— begin Collected material —
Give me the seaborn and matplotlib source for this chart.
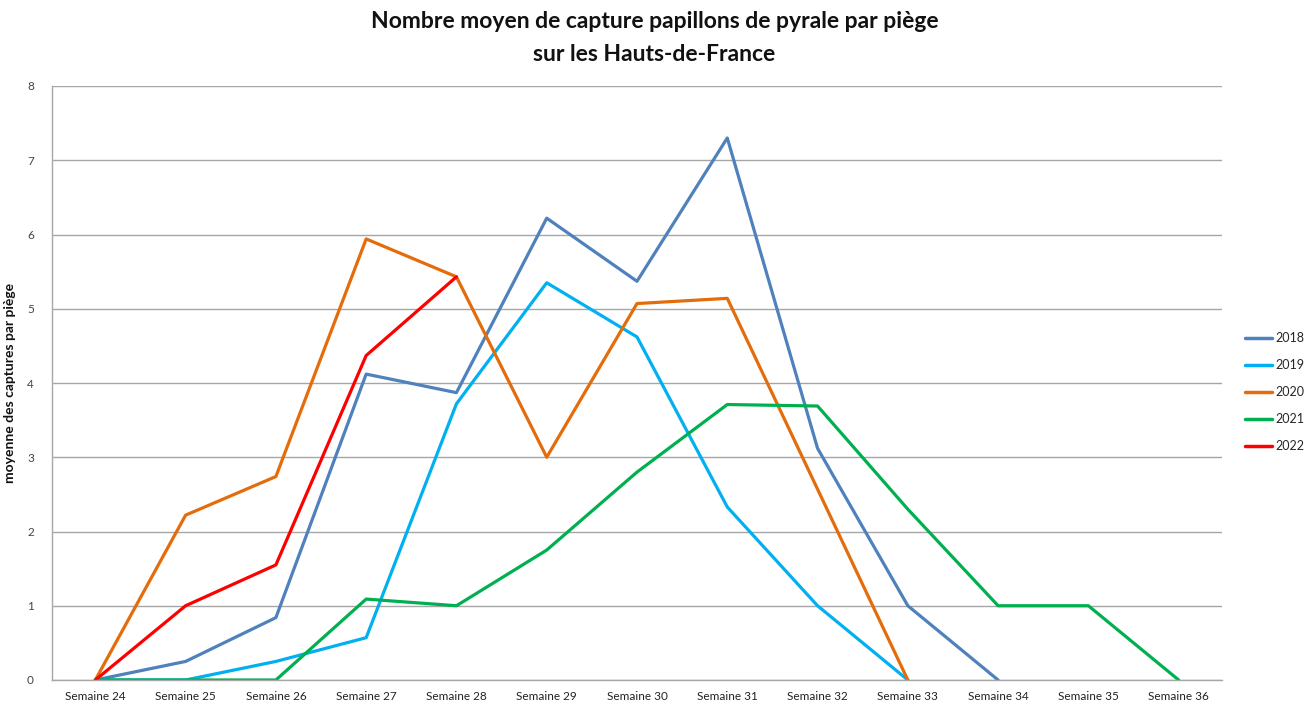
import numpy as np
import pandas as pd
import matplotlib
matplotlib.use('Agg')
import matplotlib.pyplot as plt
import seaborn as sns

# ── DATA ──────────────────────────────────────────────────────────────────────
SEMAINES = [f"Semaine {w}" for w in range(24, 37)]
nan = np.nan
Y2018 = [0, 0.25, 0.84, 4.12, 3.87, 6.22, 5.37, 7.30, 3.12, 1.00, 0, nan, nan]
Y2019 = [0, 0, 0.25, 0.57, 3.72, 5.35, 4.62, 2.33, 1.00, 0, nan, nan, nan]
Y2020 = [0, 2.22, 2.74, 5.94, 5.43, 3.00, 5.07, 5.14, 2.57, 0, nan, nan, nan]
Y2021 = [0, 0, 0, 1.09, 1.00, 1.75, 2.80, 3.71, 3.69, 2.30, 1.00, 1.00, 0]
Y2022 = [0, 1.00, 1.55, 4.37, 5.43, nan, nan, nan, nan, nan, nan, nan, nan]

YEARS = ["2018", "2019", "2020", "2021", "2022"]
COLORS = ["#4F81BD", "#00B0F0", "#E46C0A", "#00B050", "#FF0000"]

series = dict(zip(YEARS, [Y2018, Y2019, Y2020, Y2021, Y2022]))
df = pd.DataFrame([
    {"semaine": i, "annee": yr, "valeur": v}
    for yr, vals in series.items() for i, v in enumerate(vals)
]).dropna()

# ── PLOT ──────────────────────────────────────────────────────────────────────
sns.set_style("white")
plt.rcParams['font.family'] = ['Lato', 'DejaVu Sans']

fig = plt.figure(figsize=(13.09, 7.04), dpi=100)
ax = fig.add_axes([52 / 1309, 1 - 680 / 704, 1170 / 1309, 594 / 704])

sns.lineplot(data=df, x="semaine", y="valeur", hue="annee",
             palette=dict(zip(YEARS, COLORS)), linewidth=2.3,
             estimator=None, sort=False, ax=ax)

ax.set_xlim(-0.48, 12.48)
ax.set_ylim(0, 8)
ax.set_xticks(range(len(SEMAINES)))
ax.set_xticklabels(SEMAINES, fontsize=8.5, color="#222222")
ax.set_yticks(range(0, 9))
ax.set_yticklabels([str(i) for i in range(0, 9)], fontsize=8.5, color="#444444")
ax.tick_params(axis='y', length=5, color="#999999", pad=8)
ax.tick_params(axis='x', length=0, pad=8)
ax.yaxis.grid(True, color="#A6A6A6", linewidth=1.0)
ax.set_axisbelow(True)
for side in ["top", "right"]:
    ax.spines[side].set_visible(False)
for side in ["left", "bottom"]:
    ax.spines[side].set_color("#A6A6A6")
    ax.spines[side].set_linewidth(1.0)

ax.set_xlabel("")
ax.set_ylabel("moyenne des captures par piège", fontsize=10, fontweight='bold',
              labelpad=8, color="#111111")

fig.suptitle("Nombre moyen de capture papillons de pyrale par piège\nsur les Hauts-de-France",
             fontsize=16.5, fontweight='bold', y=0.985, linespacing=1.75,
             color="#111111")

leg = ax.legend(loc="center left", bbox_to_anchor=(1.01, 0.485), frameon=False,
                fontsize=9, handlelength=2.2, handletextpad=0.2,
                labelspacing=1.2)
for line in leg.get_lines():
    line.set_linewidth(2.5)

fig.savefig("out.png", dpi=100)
— end Collected material —
> **Task objective**:
Quote the material word for word, dropping any images it holds.

> **Written response**:
Give me the seaborn and matplotlib source for this chart.
import numpy as np
import pandas as pd
import matplotlib
matplotlib.use('Agg')
import matplotlib.pyplot as plt
import seaborn as sns

# ── DATA ──────────────────────────────────────────────────────────────────────
SEMAINES = [f"Semaine {w}" for w in range(24, 37)]
nan = np.nan
Y2018 = [0, 0.25, 0.84, 4.12, 3.87, 6.22, 5.37, 7.30, 3.12, 1.00, 0, nan, nan]
Y2019 = [0, 0, 0.25, 0.57, 3.72, 5.35, 4.62, 2.33, 1.00, 0, nan, nan, nan]
Y2020 = [0, 2.22, 2.74, 5.94, 5.43, 3.00, 5.07, 5.14, 2.57, 0, nan, nan, nan]
Y2021 = [0, 0, 0, 1.09, 1.00, 1.75, 2.80, 3.71, 3.69, 2.30, 1.00, 1.00, 0]
Y2022 = [0, 1.00, 1.55, 4.37, 5.43, nan, nan, nan, nan, nan, nan, nan, nan]

YEARS = ["2018", "2019", "2020", "2021", "2022"]
COLORS = ["#4F81BD", "#00B0F0", "#E46C0A", "#00B050", "#FF0000"]

series = dict(zip(YEARS, [Y2018, Y2019, Y2020, Y2021, Y2022]))
df = pd.DataFrame([
    {"semaine": i, "annee": yr, "valeur": v}
    for yr, vals in series.items() for i, v in enumerate(vals)
]).dropna()

# ── PLOT ──────────────────────────────────────────────────────────────────────
sns.set_style("white")
plt.rcParams['font.family'] = ['Lato', 'DejaVu Sans']

fig = plt.figure(figsize=(13.09, 7.04), dpi=100)
ax = fig.add_axes([52 / 1309, 1 - 680 / 704, 1170 / 1309, 594 / 704])

sns.lineplot(data=df, x="semaine", y="valeur", hue="annee",
             palette=dict(zip(YEARS, COLORS)), linewidth=2.3,
             estimator=None, sort=False, ax=ax)

ax.set_xlim(-0.48, 12.48)
ax.set_ylim(0, 8)
ax.set_xticks(range(len(SEMAINES)))
ax.set_xticklabels(SEMAINES, fontsize=8.5, color="#222222")
ax.set_yticks(range(0, 9))
ax.set_yticklabels([str(i) for i in range(0, 9)], fontsize=8.5, color="#444444")
ax.tick_params(axis='y', length=5, color="#999999", pad=8)
ax.tick_params(axis='x', length=0, pad=8)
ax.yaxis.grid(True, color="#A6A6A6", linewidth=1.0)
ax.set_axisbelow(True)
for side in ["top", "right"]:
    ax.spines[side].set_visible(False)
for side in ["left", "bottom"]:
    ax.spines[side].set_color("#A6A6A6")
    ax.spines[side].set_linewidth(1.0)

ax.set_xlabel("")
ax.set_ylabel("moyenne des captures par piège", fontsize=10, fontweight='bold',
              labelpad=8, color="#111111")

fig.suptitle("Nombre moyen de capture papillons de pyrale par piège\nsur les Hauts-de-France",
             fontsize=16.5, fontweight='bold', y=0.985, linespacing=1.75,
             color="#111111")

leg = ax.legend(loc="center left", bbox_to_anchor=(1.01, 0.485), frameon=False,
                fontsize=9, handlelength=2.2, handletextpad=0.2,
                labelspacing=1.2)
for line in leg.get_lines():
    line.set_linewidth(2.5)

fig.savefig("out.png", dpi=100)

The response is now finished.